On Location: My personal travel journal

They say Paris, France, is the city of love, and “they” weren’t messing around! When Dad and I headed off there to spend some QT together for the first times since I was twelve, we were really feelings the love! We had barely set foot in the country when we were being followed by men - probably Loki’s - who wanted us dead. But as I always say, a day without a barroom brawl is like a day without sunshine. Nothin like an attack at a local wine bar to take the bloom off the proverbial rose. Good thing I know how to take care of myself. Forget Paris - big time.

Of course, if it’s sun, rest, and relaxation you’re looking for, you can’t do better than Fort Myers, Florida. Oh, sure, there’s the pesky issue of electroshock therapy to contend with, and - oh yea - you just might encounter a long-lost brother you never knew you had. And then somehow find yourself wearing dresses and makeup and grinning at everyone like some moronic girlie-girl. But all you need is one square peg (think Angelina in Girl, Interrupted) to remind you of who you really are, and before you know it, you’ll be busting out. All hell and whatever. Thank God for boyfriends with savior complexes!

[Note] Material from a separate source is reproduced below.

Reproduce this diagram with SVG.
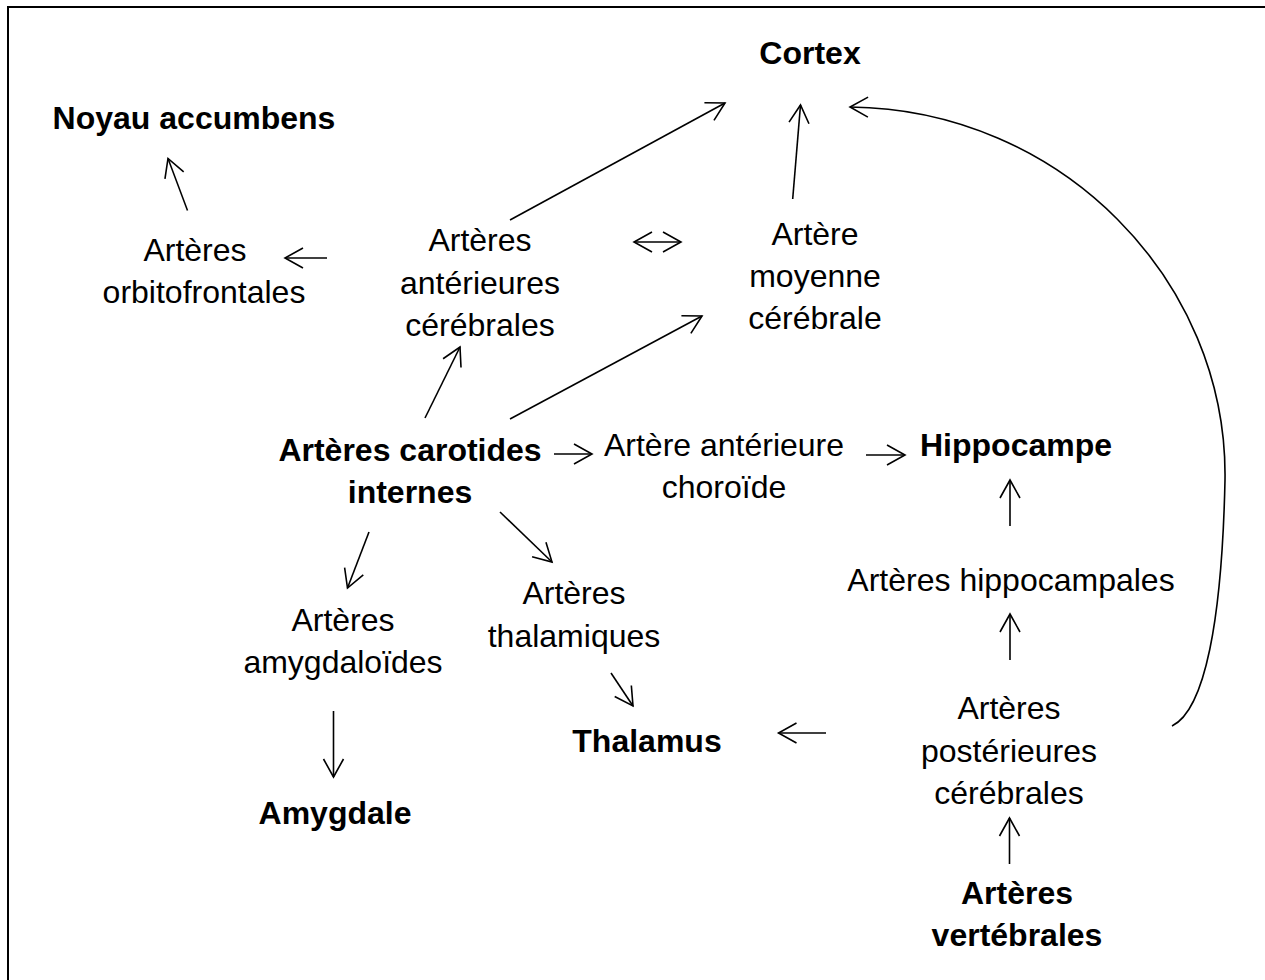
<svg xmlns="http://www.w3.org/2000/svg" width="1265" height="980" viewBox="0 0 1265 980">
<style>
text{font-family:"Liberation Sans",Arial,sans-serif;font-size:32px;fill:#000;text-anchor:middle}
.b{font-weight:bold}
.c{fill:none;stroke:#000;stroke-width:1.6}
</style>
<defs>
<marker id="ah" markerUnits="userSpaceOnUse" markerWidth="40" markerHeight="40" viewBox="-25 -20 40 40" refX="0" refY="0" orient="auto-start-reverse">
<path d="M-18,-10 L0,0 L-18,10" fill="none" stroke="#000" stroke-width="1.6"/>
</marker>
</defs>
<rect width="1265" height="980" fill="#fff"/>
<rect x="8" y="7" width="1300" height="1000" fill="none" stroke="#000" stroke-width="2"/>
<g id="cortex"><text class="b" x="810" y="64">Cortex</text></g>
<g id="noyau"><text class="b" x="194" y="129">Noyau accumbens</text></g>
<g id="orbito"><text x="195" y="261">Artères</text><text x="204" y="303">orbitofrontales</text></g>
<g id="anterieures"><text x="480" y="251">Artères</text><text x="480" y="294">antérieures</text><text x="480" y="336">cérébrales</text></g>
<g id="moyenne"><text x="815" y="245">Artère</text><text x="815" y="287">moyenne</text><text x="815" y="329">cérébrale</text></g>
<g id="carotides"><text class="b" x="410" y="461">Artères carotides</text><text class="b" x="410" y="503">internes</text></g>
<g id="choroide"><text x="724" y="456">Artère antérieure</text><text x="724" y="498">choroïde</text></g>
<g id="hippocampe"><text class="b" x="1016" y="456">Hippocampe</text></g>
<g id="hippocampales"><text x="1011" y="591">Artères hippocampales</text></g>
<g id="thalamiques"><text x="574" y="604">Artères</text><text x="574" y="647">thalamiques</text></g>
<g id="amygdaloides"><text x="343" y="631">Artères</text><text x="343" y="673">amygdaloïdes</text></g>
<g id="thalamus"><text class="b" x="647" y="752">Thalamus</text></g>
<g id="amygdale"><text class="b" x="335" y="824">Amygdale</text></g>
<g id="posterieures"><text x="1009" y="719">Artères</text><text x="1009" y="762">postérieures</text><text x="1009" y="804">cérébrales</text></g>
<g id="vertebrales"><text class="b" x="1017" y="904">Artères</text><text class="b" x="1017" y="946">vertébrales</text></g>
<g id="connectors">
<path class="c" marker-end="url(#ah)" d="M187.5,210.5 L168,158.5"/>
<path class="c" marker-end="url(#ah)" d="M327,258 L285,258"/>
<path class="c" marker-end="url(#ah)" d="M510,220 L725,103"/>
<path class="c" marker-start="url(#ah)" marker-end="url(#ah)" d="M634,242 L681,242"/>
<path class="c" marker-end="url(#ah)" d="M792.7,199 L800.5,105"/>
<path class="c" marker-end="url(#ah)" d="M1172,726 C1205,710 1222,620 1225,480 C1228,280 1060,109 850,107"/>
<path class="c" marker-end="url(#ah)" d="M425,418 L460,347"/>
<path class="c" marker-end="url(#ah)" d="M510,419 L702,316"/>
<path class="c" marker-end="url(#ah)" d="M554,454 L592,454"/>
<path class="c" marker-end="url(#ah)" d="M866,455 L905,455"/>
<path class="c" marker-end="url(#ah)" d="M1010,526 L1010,480"/>
<path class="c" marker-end="url(#ah)" d="M1010,660 L1010,614"/>
<path class="c" marker-end="url(#ah)" d="M826,733 L778.5,733"/>
<path class="c" marker-end="url(#ah)" d="M1009.5,864 L1009.5,818"/>
<path class="c" marker-end="url(#ah)" d="M369,532 L347.5,588"/>
<path class="c" marker-end="url(#ah)" d="M500,512 L552,562"/>
<path class="c" marker-end="url(#ah)" d="M611,673 L633,706"/>
<path class="c" marker-end="url(#ah)" d="M333.5,711 L333.5,777"/>
</g>
</svg>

Speaking of which, if you’re going to go to Siberia (which, frankly, I can’t recommend) and you hope to rescue your CIA agent father who’s been captured by the enemy, well, then - and this I can’t stress enough - you simply must be sure to bring along his borderline insane rogue agent brother. Bonus points if said brother has tried to kill you more than once. But I digress. The point I was making was that really, nothing brings two people together like a stint riding the rails in a foreign country under constant threat of attack. So if your boyfriend offers to come with you, by all means - bring him along!